* _INFORMATION PROVIDED_
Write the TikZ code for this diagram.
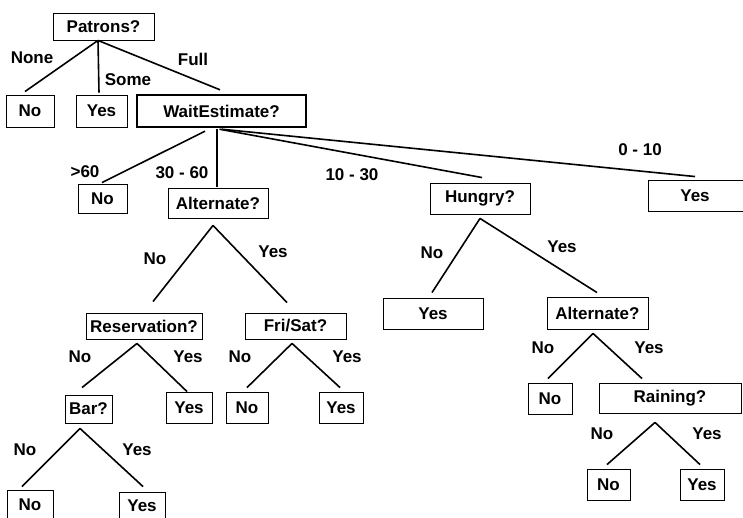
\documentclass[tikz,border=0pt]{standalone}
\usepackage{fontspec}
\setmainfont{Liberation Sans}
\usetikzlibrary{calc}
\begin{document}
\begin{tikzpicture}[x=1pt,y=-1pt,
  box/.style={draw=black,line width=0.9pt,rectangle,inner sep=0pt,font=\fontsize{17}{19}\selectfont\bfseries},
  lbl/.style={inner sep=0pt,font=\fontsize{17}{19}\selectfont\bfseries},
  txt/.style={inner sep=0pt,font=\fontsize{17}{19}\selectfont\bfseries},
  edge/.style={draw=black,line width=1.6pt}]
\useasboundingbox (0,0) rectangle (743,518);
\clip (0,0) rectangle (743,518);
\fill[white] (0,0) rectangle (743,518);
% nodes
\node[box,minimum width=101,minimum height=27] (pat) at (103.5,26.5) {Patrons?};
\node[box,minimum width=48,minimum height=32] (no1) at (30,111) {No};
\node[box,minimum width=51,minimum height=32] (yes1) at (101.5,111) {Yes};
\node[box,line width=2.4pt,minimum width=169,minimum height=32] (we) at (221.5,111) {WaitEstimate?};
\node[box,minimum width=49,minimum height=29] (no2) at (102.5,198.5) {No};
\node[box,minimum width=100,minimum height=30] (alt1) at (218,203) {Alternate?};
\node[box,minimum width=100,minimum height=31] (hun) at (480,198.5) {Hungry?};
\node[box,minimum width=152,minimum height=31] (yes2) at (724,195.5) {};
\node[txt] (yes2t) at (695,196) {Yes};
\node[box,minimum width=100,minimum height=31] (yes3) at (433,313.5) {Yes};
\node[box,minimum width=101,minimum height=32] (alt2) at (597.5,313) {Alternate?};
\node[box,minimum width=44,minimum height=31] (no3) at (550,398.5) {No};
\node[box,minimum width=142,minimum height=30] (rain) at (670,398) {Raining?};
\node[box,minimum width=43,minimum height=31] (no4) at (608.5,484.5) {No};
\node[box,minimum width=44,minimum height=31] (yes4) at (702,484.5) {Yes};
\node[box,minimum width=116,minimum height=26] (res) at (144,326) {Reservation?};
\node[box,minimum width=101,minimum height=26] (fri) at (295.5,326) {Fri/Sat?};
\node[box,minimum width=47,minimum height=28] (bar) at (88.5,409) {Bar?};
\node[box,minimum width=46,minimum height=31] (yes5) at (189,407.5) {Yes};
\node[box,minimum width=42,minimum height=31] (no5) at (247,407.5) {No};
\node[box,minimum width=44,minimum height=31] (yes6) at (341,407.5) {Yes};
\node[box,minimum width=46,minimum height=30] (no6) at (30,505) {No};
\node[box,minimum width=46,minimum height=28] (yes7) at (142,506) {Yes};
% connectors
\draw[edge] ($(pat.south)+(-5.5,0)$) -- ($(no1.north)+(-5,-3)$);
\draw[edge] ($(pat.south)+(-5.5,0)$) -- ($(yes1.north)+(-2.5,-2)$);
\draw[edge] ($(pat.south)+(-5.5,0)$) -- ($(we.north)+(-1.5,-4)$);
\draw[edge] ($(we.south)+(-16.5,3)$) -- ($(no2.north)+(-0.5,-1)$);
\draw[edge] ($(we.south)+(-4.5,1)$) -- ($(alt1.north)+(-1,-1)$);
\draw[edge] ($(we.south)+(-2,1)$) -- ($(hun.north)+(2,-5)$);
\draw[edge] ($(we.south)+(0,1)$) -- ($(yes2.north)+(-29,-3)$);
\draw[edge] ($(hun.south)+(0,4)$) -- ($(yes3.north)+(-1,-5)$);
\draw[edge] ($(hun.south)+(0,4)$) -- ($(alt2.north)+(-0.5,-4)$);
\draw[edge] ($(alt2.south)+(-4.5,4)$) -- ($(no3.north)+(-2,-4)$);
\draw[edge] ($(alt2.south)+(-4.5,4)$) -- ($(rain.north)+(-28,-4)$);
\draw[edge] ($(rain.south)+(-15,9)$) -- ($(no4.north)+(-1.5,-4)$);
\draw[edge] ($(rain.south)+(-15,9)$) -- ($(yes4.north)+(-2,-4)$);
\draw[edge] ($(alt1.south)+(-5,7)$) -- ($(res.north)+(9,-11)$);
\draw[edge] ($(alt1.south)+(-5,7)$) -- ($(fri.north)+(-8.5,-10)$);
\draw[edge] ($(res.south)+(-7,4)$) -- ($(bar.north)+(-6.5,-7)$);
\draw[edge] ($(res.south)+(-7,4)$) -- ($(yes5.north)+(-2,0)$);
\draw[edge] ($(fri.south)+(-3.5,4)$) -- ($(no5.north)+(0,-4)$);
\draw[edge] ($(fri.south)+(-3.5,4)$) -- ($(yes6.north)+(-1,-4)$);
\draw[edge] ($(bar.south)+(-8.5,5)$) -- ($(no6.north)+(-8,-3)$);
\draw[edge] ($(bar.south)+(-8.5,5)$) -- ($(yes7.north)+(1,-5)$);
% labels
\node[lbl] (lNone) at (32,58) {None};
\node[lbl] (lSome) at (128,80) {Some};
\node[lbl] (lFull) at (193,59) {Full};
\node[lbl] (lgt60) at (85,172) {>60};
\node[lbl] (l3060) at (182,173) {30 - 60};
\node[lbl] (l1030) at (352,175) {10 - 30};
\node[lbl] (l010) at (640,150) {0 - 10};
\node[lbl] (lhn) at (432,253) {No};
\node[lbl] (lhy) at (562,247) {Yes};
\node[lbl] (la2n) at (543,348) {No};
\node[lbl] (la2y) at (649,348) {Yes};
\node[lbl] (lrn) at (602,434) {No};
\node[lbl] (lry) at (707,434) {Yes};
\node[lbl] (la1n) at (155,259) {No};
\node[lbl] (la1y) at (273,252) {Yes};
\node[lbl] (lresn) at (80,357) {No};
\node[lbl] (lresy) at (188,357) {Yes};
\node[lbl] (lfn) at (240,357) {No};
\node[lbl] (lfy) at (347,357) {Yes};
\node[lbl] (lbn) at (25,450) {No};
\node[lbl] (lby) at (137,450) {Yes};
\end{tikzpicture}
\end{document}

* _TO DO_
Omit any images, then output the listing exactly.

* _WRITTEN RESPONSE_
Write the TikZ code for this diagram.
\documentclass[tikz,border=0pt]{standalone}
\usepackage{fontspec}
\setmainfont{Liberation Sans}
\usetikzlibrary{calc}
\begin{document}
\begin{tikzpicture}[x=1pt,y=-1pt,
  box/.style={draw=black,line width=0.9pt,rectangle,inner sep=0pt,font=\fontsize{17}{19}\selectfont\bfseries},
  lbl/.style={inner sep=0pt,font=\fontsize{17}{19}\selectfont\bfseries},
  txt/.style={inner sep=0pt,font=\fontsize{17}{19}\selectfont\bfseries},
  edge/.style={draw=black,line width=1.6pt}]
\useasboundingbox (0,0) rectangle (743,518);
\clip (0,0) rectangle (743,518);
\fill[white] (0,0) rectangle (743,518);
% nodes
\node[box,minimum width=101,minimum height=27] (pat) at (103.5,26.5) {Patrons?};
\node[box,minimum width=48,minimum height=32] (no1) at (30,111) {No};
\node[box,minimum width=51,minimum height=32] (yes1) at (101.5,111) {Yes};
\node[box,line width=2.4pt,minimum width=169,minimum height=32] (we) at (221.5,111) {WaitEstimate?};
\node[box,minimum width=49,minimum height=29] (no2) at (102.5,198.5) {No};
\node[box,minimum width=100,minimum height=30] (alt1) at (218,203) {Alternate?};
\node[box,minimum width=100,minimum height=31] (hun) at (480,198.5) {Hungry?};
\node[box,minimum width=152,minimum height=31] (yes2) at (724,195.5) {};
\node[txt] (yes2t) at (695,196) {Yes};
\node[box,minimum width=100,minimum height=31] (yes3) at (433,313.5) {Yes};
\node[box,minimum width=101,minimum height=32] (alt2) at (597.5,313) {Alternate?};
\node[box,minimum width=44,minimum height=31] (no3) at (550,398.5) {No};
\node[box,minimum width=142,minimum height=30] (rain) at (670,398) {Raining?};
\node[box,minimum width=43,minimum height=31] (no4) at (608.5,484.5) {No};
\node[box,minimum width=44,minimum height=31] (yes4) at (702,484.5) {Yes};
\node[box,minimum width=116,minimum height=26] (res) at (144,326) {Reservation?};
\node[box,minimum width=101,minimum height=26] (fri) at (295.5,326) {Fri/Sat?};
\node[box,minimum width=47,minimum height=28] (bar) at (88.5,409) {Bar?};
\node[box,minimum width=46,minimum height=31] (yes5) at (189,407.5) {Yes};
\node[box,minimum width=42,minimum height=31] (no5) at (247,407.5) {No};
\node[box,minimum width=44,minimum height=31] (yes6) at (341,407.5) {Yes};
\node[box,minimum width=46,minimum height=30] (no6) at (30,505) {No};
\node[box,minimum width=46,minimum height=28] (yes7) at (142,506) {Yes};
% connectors
\draw[edge] ($(pat.south)+(-5.5,0)$) -- ($(no1.north)+(-5,-3)$);
\draw[edge] ($(pat.south)+(-5.5,0)$) -- ($(yes1.north)+(-2.5,-2)$);
\draw[edge] ($(pat.south)+(-5.5,0)$) -- ($(we.north)+(-1.5,-4)$);
\draw[edge] ($(we.south)+(-16.5,3)$) -- ($(no2.north)+(-0.5,-1)$);
\draw[edge] ($(we.south)+(-4.5,1)$) -- ($(alt1.north)+(-1,-1)$);
\draw[edge] ($(we.south)+(-2,1)$) -- ($(hun.north)+(2,-5)$);
\draw[edge] ($(we.south)+(0,1)$) -- ($(yes2.north)+(-29,-3)$);
\draw[edge] ($(hun.south)+(0,4)$) -- ($(yes3.north)+(-1,-5)$);
\draw[edge] ($(hun.south)+(0,4)$) -- ($(alt2.north)+(-0.5,-4)$);
\draw[edge] ($(alt2.south)+(-4.5,4)$) -- ($(no3.north)+(-2,-4)$);
\draw[edge] ($(alt2.south)+(-4.5,4)$) -- ($(rain.north)+(-28,-4)$);
\draw[edge] ($(rain.south)+(-15,9)$) -- ($(no4.north)+(-1.5,-4)$);
\draw[edge] ($(rain.south)+(-15,9)$) -- ($(yes4.north)+(-2,-4)$);
\draw[edge] ($(alt1.south)+(-5,7)$) -- ($(res.north)+(9,-11)$);
\draw[edge] ($(alt1.south)+(-5,7)$) -- ($(fri.north)+(-8.5,-10)$);
\draw[edge] ($(res.south)+(-7,4)$) -- ($(bar.north)+(-6.5,-7)$);
\draw[edge] ($(res.south)+(-7,4)$) -- ($(yes5.north)+(-2,0)$);
\draw[edge] ($(fri.south)+(-3.5,4)$) -- ($(no5.north)+(0,-4)$);
\draw[edge] ($(fri.south)+(-3.5,4)$) -- ($(yes6.north)+(-1,-4)$);
\draw[edge] ($(bar.south)+(-8.5,5)$) -- ($(no6.north)+(-8,-3)$);
\draw[edge] ($(bar.south)+(-8.5,5)$) -- ($(yes7.north)+(1,-5)$);
% labels
\node[lbl] (lNone) at (32,58) {None};
\node[lbl] (lSome) at (128,80) {Some};
\node[lbl] (lFull) at (193,59) {Full};
\node[lbl] (lgt60) at (85,172) {>60};
\node[lbl] (l3060) at (182,173) {30 - 60};
\node[lbl] (l1030) at (352,175) {10 - 30};
\node[lbl] (l010) at (640,150) {0 - 10};
\node[lbl] (lhn) at (432,253) {No};
\node[lbl] (lhy) at (562,247) {Yes};
\node[lbl] (la2n) at (543,348) {No};
\node[lbl] (la2y) at (649,348) {Yes};
\node[lbl] (lrn) at (602,434) {No};
\node[lbl] (lry) at (707,434) {Yes};
\node[lbl] (la1n) at (155,259) {No};
\node[lbl] (la1y) at (273,252) {Yes};
\node[lbl] (lresn) at (80,357) {No};
\node[lbl] (lresy) at (188,357) {Yes};
\node[lbl] (lfn) at (240,357) {No};
\node[lbl] (lfy) at (347,357) {Yes};
\node[lbl] (lbn) at (25,450) {No};
\node[lbl] (lby) at (137,450) {Yes};
\end{tikzpicture}
\end{document}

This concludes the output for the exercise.